Pintado com pirão: uma das receitas do novo livro de Heloísa Bacellar, “Cozinha Brasileira – Histórias e Receitas”. Foto: Romulo Fialdini

Desde que me conheço por gente, gosto do que é da terra, do que é simples, da rusticidade, do verdadeiro, e o meu trabalho sempre refletiu esse meu jeito de ser. Já escrevi vários livros e, especificamente sobre cozinha brasileira, o primeiro que fiz foi pra dar força a um trabalho que fiz na França, era uma edição pequena. Desse trabalho, surgiu um livro de cozinha brasileira também na França, pela Larousse, e que fez bastante sucesso por lá. Logo depois, há uns 4 anos, escrevi um livro sobre comidas que fazem parte do dia a dia do brasileiro, o “Brasil à mesa”, pela DBA. Veio a ideia desse novo livro sobre Brasil – “Cozinha Brasileira – Histórias e Receitas” -, uma proposta envolvendo a DBA, a Nadir Figueiredo e o Proac – e logo aceitei o desafio. Aceitei porque achei o máximo falar um pouco sobre como se come em cada um dos cantos do Brasil, sobre os ingredientes locais e sobre os de fora que passaram a fazer parte da vida das pessoas daqui e de lá, e, como não poderia deixar de ser, dar receitas deliciosas.

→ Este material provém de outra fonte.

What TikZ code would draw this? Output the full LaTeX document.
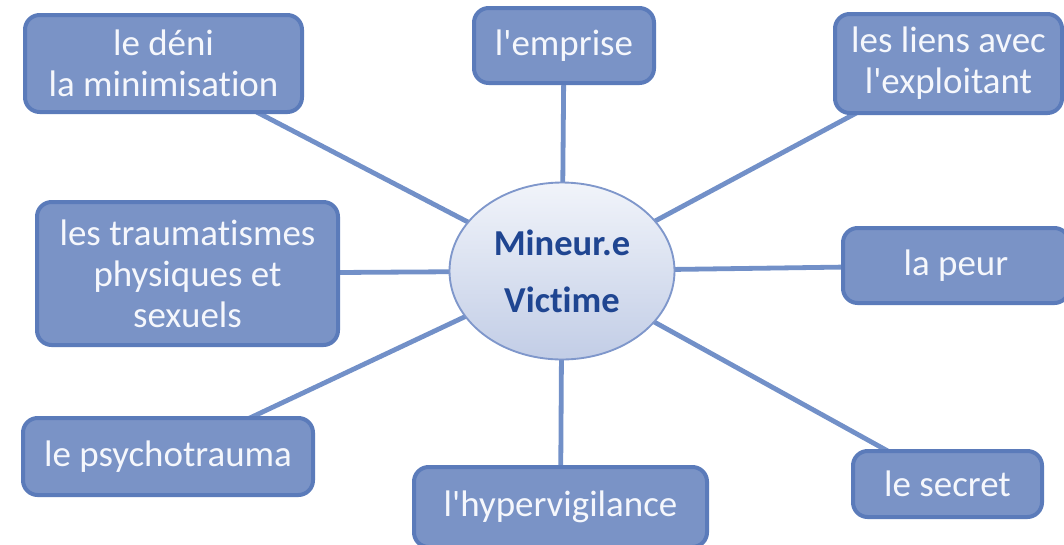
\documentclass[tikz,border=0pt]{standalone}
\usepackage{fontspec}
\setmainfont{Carlito}[Ligatures={TeXOff,NoCommon}]
\usetikzlibrary{shapes.geometric,backgrounds}
\definecolor{boxfill}{HTML}{7A93C6}
\definecolor{boxline}{HTML}{5B7BBA}
\definecolor{linkcol}{HTML}{7290C8}
\definecolor{elltop}{HTML}{F1F4FA}
\definecolor{ellbot}{HTML}{C2CDE6}
\definecolor{ellline}{HTML}{7F97CB}
\definecolor{elltext}{HTML}{1F4591}
\definecolor{boxtext}{HTML}{F5F7FC}
\tikzset{
  topic/.style={draw=boxline, line width=3pt, fill=boxfill, rounded corners=11pt,
    text=boxtext, align=center, inner sep=0pt,
    font=\fontsize{27.7}{30.8}\selectfont},
  hub/.style={ellipse, draw=ellline, line width=1.4pt, top color=elltop, bottom color=ellbot,
    text=elltext, align=center, inner sep=0pt,
    font=\fontsize{27.4}{42.5}\selectfont\bfseries},
  link/.style={draw=linkcol, line width=3.6pt}
}
\begin{document}
\begin{tikzpicture}[x=0.75pt,y=-0.75pt]
\useasboundingbox (0,0) rectangle (1064,544);
\clip (0,0) rectangle (1064,544);
\node[hub, minimum width=225*0.75pt, minimum height=177*0.75pt] (hub) at (562,271) {Mineur.e\\Victime};
\node[topic, minimum width=277*0.75pt, minimum height=97*0.75pt] (deni) at (163.5,63.5) {le déni\\la minimisation};
\node[topic, minimum width=180*0.75pt, minimum height=75*0.75pt] (emprise) at (564,45.5) {l'emprise};
\node[topic, minimum width=227*0.75pt, minimum height=99*0.75pt] (liens) at (948.5,63.5) {les liens avec\\l'exploitant};
\node[topic, minimum width=301*0.75pt, minimum height=143*0.75pt] (trauma) at (187.5,273.5) {les traumatismes\\physiques et\\sexuels};
\node[topic, minimum width=226*0.75pt, minimum height=75*0.75pt] (peur) at (956,265.5) {la peur};
\node[topic, minimum width=290*0.75pt, minimum height=77*0.75pt] (psycho) at (168,456.5) {le psychotrauma};
\node[topic, minimum width=293*0.75pt, minimum height=80*0.75pt] (hyper) at (560.5,507) {l'hypervigilance};
\node[topic, minimum width=189*0.75pt, minimum height=66*0.75pt] (secret) at (947.5,484) {le secret};
\begin{scope}[on background layer]
\foreach \t in {deni,emprise,liens,trauma,peur,psycho,hyper,secret}
  \draw[link] (hub.center) -- (\t.center);
\end{scope}
\end{tikzpicture}
\end{document}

A ideia é fazer com que cada vez mais as pessoas se interessem pela nossa cozinha, que fiquem com mais vontade de conhecer essa riqueza toda, que cozinhem e experimentem muitas receitas diferentes e gostosas demais. Salmão, linguado e ervilha quase todo mundo conhece, acho que está mais do que na hora de conhecer pirarucu, pacu e pequi.

Não foi nada fácil fazer com que uma cozinha tão grande coubesse num livro só, era coisa demais e eu queria falar pelo menos um pouquinho dos ingredientes, das influências e das receitas mais representativas de cada lugar. O próximo passo? Pesquisar ainda mais, experimentar e comer muito mais, cozinhar ainda mais e, quando puder, escrever mais um bom tanto sobre esse nosso assunto demais de bom.